I’m proud to be a member of the MSBA because of its longstanding commitment to fostering a greater understanding of and appreciation for our independent judiciary.
From its founding in 1883, the MSBA recognized the critical importance of promoting awareness of the role and value of “the third branch.” Particularly today, with our internet-hyped, 24-hour news cycle, attention (for better or for worse) usually gravitates to the personalities and decisions of our political elected officials: legislators, governors, presidents, and many others. Because these people are often associated with a political party, each has something of a ready-made base of potential supporters—and opponents—based on the letter that appears after their name. Add in rumors and wild blog posts, and partisan leaders are rarely far from the media spotlight.
Nonpartisan But Unknown
In stark contrast, Minnesota’s nonpartisan judiciary features hundreds of judges across the state, the bulk of whom remain mysterious strangers to the public. (’Fess up: how many of us, as November approaches, are asked by our friends for our opinions on judicial candidates who will appear on the ballot, because our friends have no idea who they are?) To the general public and perhaps many lawyers as well, the courts are Byzantine structures that operate by their own, secret rules, which are often divorced from the real world and common sense. Courts are sometimes seen as unduly obsessed with abstract questions of law while failing to consider the day-to-day impact their rulings may have on people’s lives. Yet lawyers, even those who rarely venture into court, can usually appreciate the need for procedure and a particular analytical approach to solving problems; the “detachment” some criticize in judges is, to many lawyers, a healthy attribute of judges who consider a matter impartially without being swayed by factors that should not bear upon their decisions.
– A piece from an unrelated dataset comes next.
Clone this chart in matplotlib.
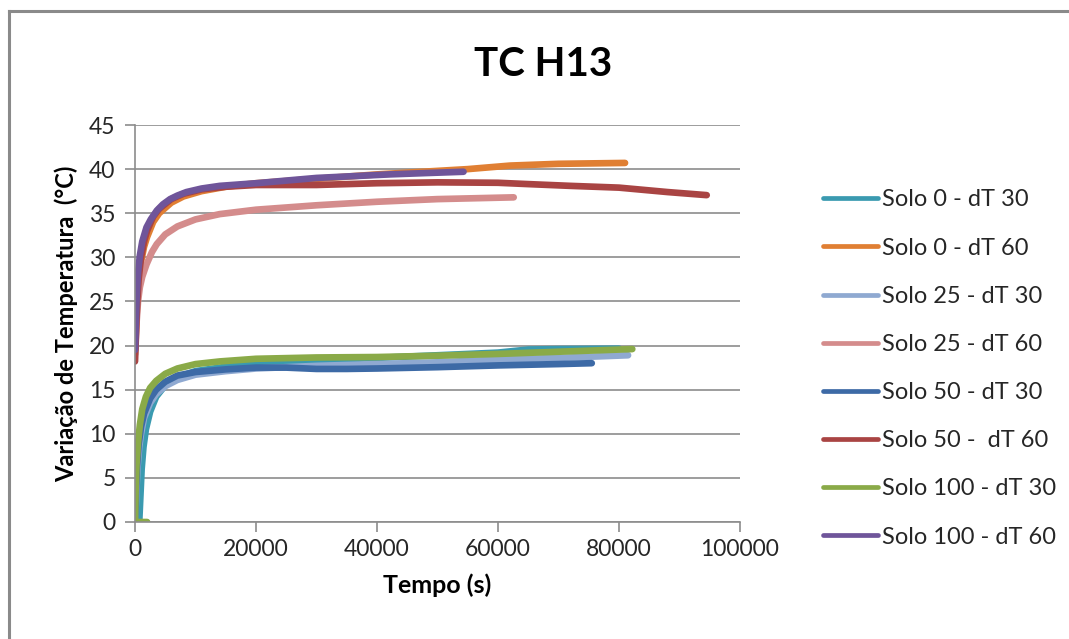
import matplotlib
matplotlib.use("Agg")
import matplotlib.pyplot as plt
from matplotlib.lines import Line2D

plt.rcParams['font.family'] = ['Lato', 'DejaVu Sans']

title = "TC H13"
x_label = "Tempo (s)"
y_label = "Variação de Temperatura  (°C)"

labels = [
    "Solo 0 - dT 30", "Solo 0 - dT 60", "Solo 25 - dT 30", "Solo 25 - dT 60",
    "Solo 50 - dT 30", "Solo 50 -  dT 60", "Solo 100 - dT 30", "Solo 100 - dT 60",
]
colors = ["#3A9AB0", "#E07F33", "#8FA9D1", "#D48C8C",
          "#3D6AA6", "#A94443", "#8AAA48", "#6F559A"]

t_s0_30 = [0, 700, 900, 1100, 1400, 1800, 2500, 3500, 5000, 7000, 10000, 15000,
           20000, 30000, 40000, 50000, 60000, 65000, 70000, 80000]
v_s0_30 = [0, 0, 3, 6, 8.5, 10.5, 12.5, 14.2, 15.5, 16.4, 17.1, 17.6,
           17.9, 18.3, 18.6, 18.9, 19.2, 19.55, 19.6, 19.65]

t_s0_60 = [0, 300, 600, 1000, 1500, 2000, 3000, 4000, 6000, 8000, 11000, 15000,
           20000, 30000, 40000, 50000, 55000, 62000, 70000, 81000]
v_s0_60 = [19.5, 24, 27.5, 29.5, 31.2, 32.3, 34.0, 35.0, 36.2, 36.9, 37.5, 38.0,
           38.4, 38.9, 39.4, 39.8, 40.0, 40.4, 40.6, 40.7]

t_s25_30 = [0, 200, 400, 700, 1000, 1500, 2500, 3500, 5000, 7000, 10000, 15000,
            20000, 30000, 40000, 50000, 60000, 70000, 81500]
v_s25_30 = [0, 3, 6, 8.5, 10, 11.8, 13.5, 14.5, 15.4, 16.1, 16.7, 17.1,
            17.4, 17.7, 17.9, 18.1, 18.4, 18.6, 18.9]

t_s25_60 = [0, 200, 500, 800, 1200, 1900, 2800, 3600, 5000, 7000, 10000, 14000,
            20000, 30000, 40000, 50000, 62600]
v_s25_60 = [19.0, 22, 25, 26.6, 27.8, 29.2, 30.6, 31.5, 32.6, 33.5, 34.3, 34.9,
            35.4, 35.9, 36.3, 36.6, 36.8]

t_s50_30 = [0, 150, 300, 600, 1000, 1500, 2500, 3500, 5000, 7000, 10000, 15000,
            20000, 25000, 30000, 35000, 40000, 50000, 60000, 70000, 75500]
v_s50_30 = [0, 3, 6, 8.8, 10.8, 12.3, 14.0, 15.0, 15.9, 16.6, 17.0, 17.3,
            17.5, 17.5, 17.35, 17.35, 17.4, 17.55, 17.75, 17.9, 18.0]

t_s50_60 = [0, 150, 300, 600, 1000, 1500, 2000, 3000, 4000, 6000, 8000, 11000,
            15000, 20000, 30000, 40000, 50000, 60000, 65000, 72000, 80000, 88000, 94500]
v_s50_60 = [18.2, 21, 24, 27.5, 30, 31.8, 33, 34.6, 35.5, 36.6, 37.2, 37.7,
            38.0, 38.2, 38.2, 38.4, 38.5, 38.45, 38.3, 38.1, 37.9, 37.4, 37.05]

t_s100_30 = [2000, 0, 100, 250, 500, 800, 1200, 1800, 2500, 3500, 5000, 7000,
             10000, 14000, 20000, 30000, 40000, 50000, 60000, 70000, 82200]
v_s100_30 = [0, 0, 3.5, 6.5, 9, 11, 12.8, 14.2, 15.2, 16.0, 16.8, 17.4,
             17.9, 18.2, 18.5, 18.65, 18.7, 18.85, 19.05, 19.3, 19.6]

t_s100_60 = [0, 150, 300, 500, 800, 1200, 1900, 2600, 3600, 4600, 5800, 7000,
             8500, 11000, 14000, 20000, 25000, 30000, 36000, 42000, 48000, 54300]
v_s100_60 = [19.5, 23, 26, 28.3, 30.2, 31.8, 33.4, 34.3, 35.3, 36.0, 36.6, 37.0,
             37.4, 37.8, 38.1, 38.4, 38.7, 39.0, 39.2, 39.4, 39.55, 39.7]

series = [
    (t_s0_30, v_s0_30), (t_s0_60, v_s0_60), (t_s25_30, v_s25_30), (t_s25_60, v_s25_60),
    (t_s50_30, v_s50_30), (t_s50_60, v_s50_60), (t_s100_30, v_s100_30), (t_s100_60, v_s100_60),
]

x_ticks = [0, 20000, 40000, 60000, 80000, 100000]
y_ticks = [0, 5, 10, 15, 20, 25, 30, 35, 40, 45]

W, H = 1069, 639
fig = plt.figure(figsize=(W / 100, H / 100), dpi=100)
ax = fig.add_axes([135 / W, 1 - 522 / H, (740 - 135) / W, (522 - 125) / H])

grid_c = "#8C8C8C"
for (t, v), c, lab in zip(series, colors, labels):
    ax.plot(t, v, color=c, lw=4.8, label=lab,
            solid_capstyle="round", solid_joinstyle="round")

ax.set_xlim(0, 100000)
ax.set_ylim(0, 45)
ax.set_xticks(x_ticks)
ax.set_yticks(y_ticks)
ax.set_xticklabels([str(x) for x in x_ticks])
ax.yaxis.grid(True, color=grid_c, lw=1.2)
ax.set_axisbelow(True)
for s in ("top", "right"):
    ax.spines[s].set_visible(False)
for s in ("left", "bottom"):
    ax.spines[s].set_color(grid_c)
    ax.spines[s].set_linewidth(1.2)
ax.tick_params(axis="both", colors=grid_c, length=7, width=1.2, labelsize=16.5,
               labelcolor="#262626")
ax.tick_params(axis="x", pad=5)
ax.tick_params(axis="y", pad=7)

ax.set_xlabel(x_label, fontsize=18, fontweight="bold", labelpad=10)
ax.set_ylabel(y_label, fontsize=17, fontweight="bold", labelpad=8)

fig.text(543 / W, 1 - 65 / H, title, fontsize=29, fontweight="bold",
         ha="center", va="center")

leg = fig.legend(loc="center left", bbox_to_anchor=(823 / W, 1 - 368.5 / H),
                 frameon=False, fontsize=17, handlelength=2.33, handletextpad=0.18,
                 labelspacing=1.15, borderpad=0, borderaxespad=0)
for line in leg.get_lines():
    line.set_linewidth(3.4)
for txt in leg.get_texts():
    txt.set_color("#262626")

# chart-area frame (top and left edges)
border_c = "#8A8A8A"
fig.add_artist(Line2D([9 / W, 1], [1 - 11 / H, 1 - 11 / H], color=border_c, lw=2.2,
                      transform=fig.transFigure))
fig.add_artist(Line2D([9 / W, 9 / W], [0, 1 - 11 / H], color=border_c, lw=2.2,
                      transform=fig.transFigure))

fig.savefig("out.png", dpi=100)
But when judges are relatively unknown to the general public, critics from both the right and left find it easy to blame court rulings that they don’t like or understand on a “biased, incompetent judge,” rather than recognize the possibility that the law pointed inexorably toward the outcome to which they object. When judges, and the court system generally, come under attack, our three-branch democratic system itself is under attack. And given the lack of party labels, judges are often hard-pressed to find that ready-made support network partisan elected officials can access with relative ease. In such cases, it is often the MSBA, and the legal profession generally, who represents the necessary defense: less for specific judges, but more broadly for the judicial system itself.
Some argue that a solution could be to free judges to assume party labels, so that they could campaign more freely, become better known, perhaps be less subject to attack, and be ably defended if they are attacked nonetheless. But if there’s one thing I’ve learned in this role, it’s that while both Republicans and Democrats agree that there is a time and place for party politics, they often further agree that the Judicial Branch is not the place. While it may feel promising to have your case in front of a judge who shares your party label, if it’s a toss-up and the judge may just as easily be of the other party, most participants in the process ultimately realize that it would be better to have their case decided by a judge who’s not a part of that system at all—who will decide the matter fairly and impartially.
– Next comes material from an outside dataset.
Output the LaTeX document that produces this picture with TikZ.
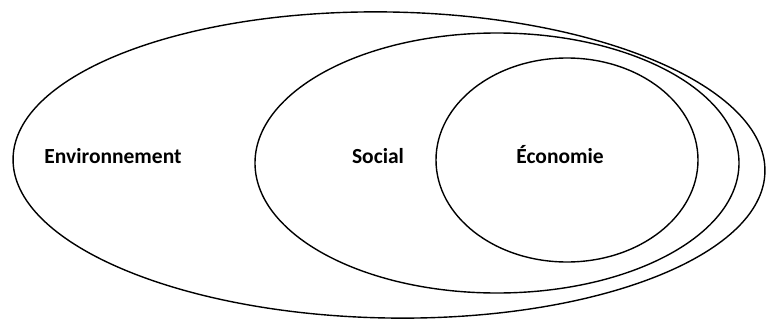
\documentclass[tikz,border=0pt]{standalone}
\usepackage{fontspec}
\setmainfont{Carlito}
\usetikzlibrary{shapes,calc}
\tikzset{
    sphere/.style = {draw, ellipse, line width=1.4pt, inner sep=0pt},
    tag/.style = {anchor=base, font=\bfseries\fontsize{21.5}{24}\selectfont}
}

\begin{document}
\begin{tikzpicture}[x=1pt, y=-1pt]
    \useasboundingbox (0,0) rectangle (766,321);
    \node [sphere, minimum width=752pt, minimum height=306pt, rotate=-1] (env) at (389,165) {};
    \node [sphere, minimum width=484pt, minimum height=260pt] (soc) at (497,163) {};
    \node [sphere, minimum width=262pt, minimum height=204pt] (eco) at (567,160) {};
    \node [tag] (envtxt) at (113,163) {Environnement};
    \node [tag] (soctxt) at (378,163) {Social};
    \node [tag] (ecotxt) at (560,163) {Économie};
\end{tikzpicture}
\end{document}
Reforming Judicial Selection
In response to the efforts by activists who want to inject overt party politics into the judicial system, the Coalition for Impartial Justice (impartialcourts.org) has come together to advocate for the approval of a package of constitutional and statutory reforms. These would: formalize our current informal practice of filling vacancies by gubernatorial appointment, rather than by election; implement a merit-selection process for judges at all levels of the judiciary; create an evaluation process where a commission comprising both lawyers and nonlawyers will assess judges’ performance based on objective criteria, and publicize these evaluations to the public; and require judges to take part in retention elections rather than participate in “contested” races that, in reality, are rarely contested and involve voters who often have little to no information about the judges whose names appear on the ballot.
Several years ago, the MSBA joined the Coalition in support of this proposal. To be sure, though the MSBA’s position emerged from our usual lengthy and occasionally tortuous deliberative process and was not a random whim of our leadership, not all members agree with this position; it is challenging to get 16,000 members to agree on
anything. The Coalition launched its 2014 legislative effort in late February and the MSBA will contribute its voice to that campaign. I encourage all MSBA members to familiarize themselves with the Impartial Justice Act and to contact their representatives and senators to share their views.
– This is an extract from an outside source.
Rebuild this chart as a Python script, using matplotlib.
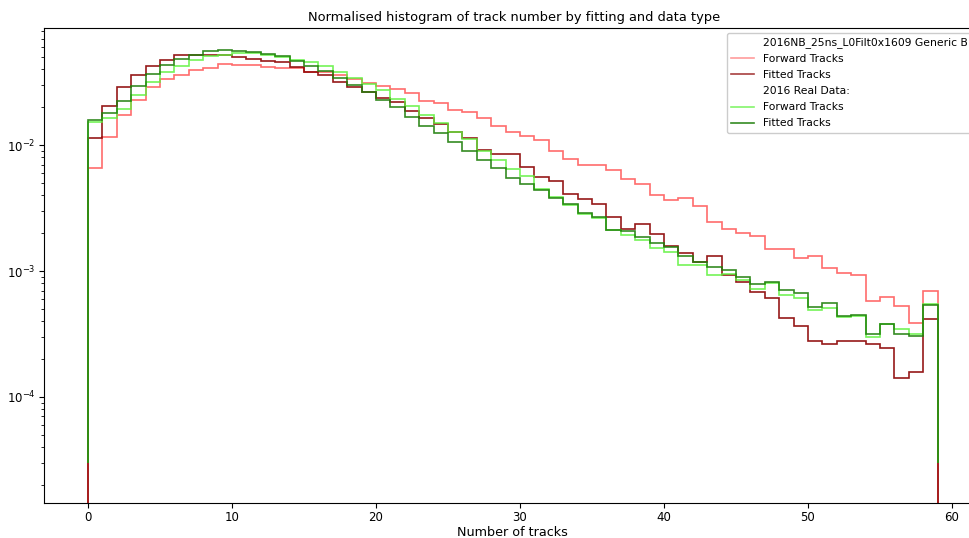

At the same time, the MSBA’s Council will be working hard to examine and improve our current approach to funding programs that engage the public on the importance of an independent, impartial judiciary, the rule of law, and the roles of lawyers and judges. At a recent meeting, the Council made clear there were certain things the legal profession “couldn’t not do,” and I was heartened that these types of civic-education programs were among them. I hope to provide updates in the coming months.